Un buen ladrón
Hay películas que empiezan en esa zona difusa donde se confunden la ética y la supervivencia. Un buen ladrón entra por ahí, casi de puntillas, como su protagonista, para recordarnos que las historias más incómodas son también las más humanas.
Derek Cianfrance propone un estudio de personaje en clave moral: Jeffrey Manchester —construido por un correctísimo Channing Tatum— no es solo un delincuente ingenioso, sino un sujeto que opera desde el dolor emocional. Su dilema no es si robar o no, sino cómo asimilar la culpa mientras intenta mejorar el mundo a su modo. La película encuentra en ese matiz su fuerza: el delito como consecuencia, no como esencia.
Un buen ladrón se basa en la vida del Jeffrey Manchester real, un exsoldado estadounidense, cuya historia parece inverosímil, pero no lo es. Empezó a delinquir a finales de los años noventa con un método poco común: entraba por los techos a locales de McDonald’s, abría un hueco y robaba las cajas registradoras sin usar violencia, lo que le valió el apodo de “Roofman”. Tras más de cuarenta robos, fue detenido en 2000. Después logró escapar en 2004 y pasó oculto viviendo varios meses en una tienda Toys “R” Us, bajo una identidad falsa.

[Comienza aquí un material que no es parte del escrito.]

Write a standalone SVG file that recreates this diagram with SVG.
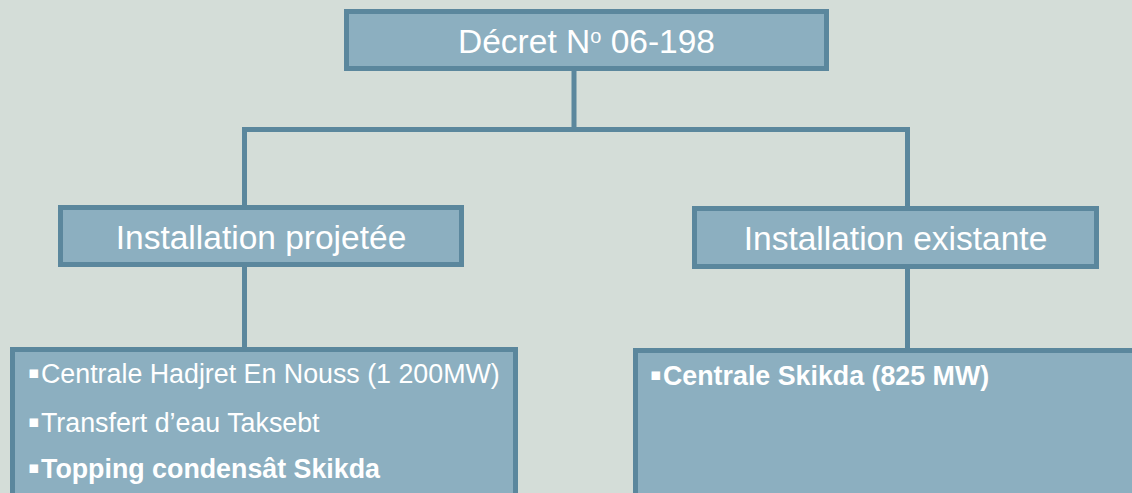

El primer acto de la obra de Cianfrance funciona como un mapa emocional. Vemos a Jeff moverse entre la penuria económica y el autoengaño; un hombre atrapado entre la necesidad y la vergüenza. El director lo expone desde la contradicción, evitando la caricatura de un ventajista inescrupuloso para mostrar, más bien, a un sobreviviente de guerra que reconfigura sus códigos morales según la urgencia del día. No busca excusas: busca ganarle tiempo al destino.
El segundo acto, instalado en la juguetería, es lo mejor del filme. La clandestinidad se vuelve un refugio improbable donde Jeff redescubre la ternura, el afecto y la ilusión de pertenecer a algo. Cianfrance aprovecha el espacio lúdico para subrayar la paradoja: entre muñecos y estantes coloridos se despliega la versión más compleja del ladrón. Allí se enamora, se quiebra. Y, vale destacar, es el tramo donde el director trabaja mejor la tensión entre la fábula y el drama.
El tercer acto recoge los hilos sueltos: la culpa, el amor, la torpeza emocional. Es aquí donde la película acusa, por momentos, un edulcoramiento innecesario, especialmente en la aproximación del protagonista a las hijas de Leigh (Kirsten Dunst), trabajadora de jornada completa que refugia sus malas experiencias en una iglesia evangélica. Sin embargo, la química entre Tatum y Dunst evita que la trama naufrague; hay en ellos una complicidad honesta, un entendimiento íntimo de personajes que cargan más de lo que pueden sostener. Un enamoramiento agónico, con fecha de caducidad.
Cianfrance plantea una cuestión tan atractiva como discutible: ¿se puede justificar un acto delictivo cuando el fin es noble? ¿Es posible ayudar a resolver problemas que nadie atiende desde aquello que la sociedad considera ilegal? El director ofrece un relato que no necesita absolver, sino comprender.
Un buen ladrón funciona más como una pregunta abierta que como una sentencia; una reflexión sobre los límites borrosos del bien cuando la vida empuja hacia el margen. Incluso en los créditos finales aparecen las personas que siguieron de cerca el caso a mediados de los dos mil —policías, un pastor evangélico, la verdadera Leigh— para ofrecer su punto de vista sobre Jeff. Algunos reivindican parte de sus acciones, mientras que otros las condenan. Al final queda esa sensación de duda: quizá lo verdaderamente inquietante no sea lo que Jeff roba, sino lo que intenta devolver.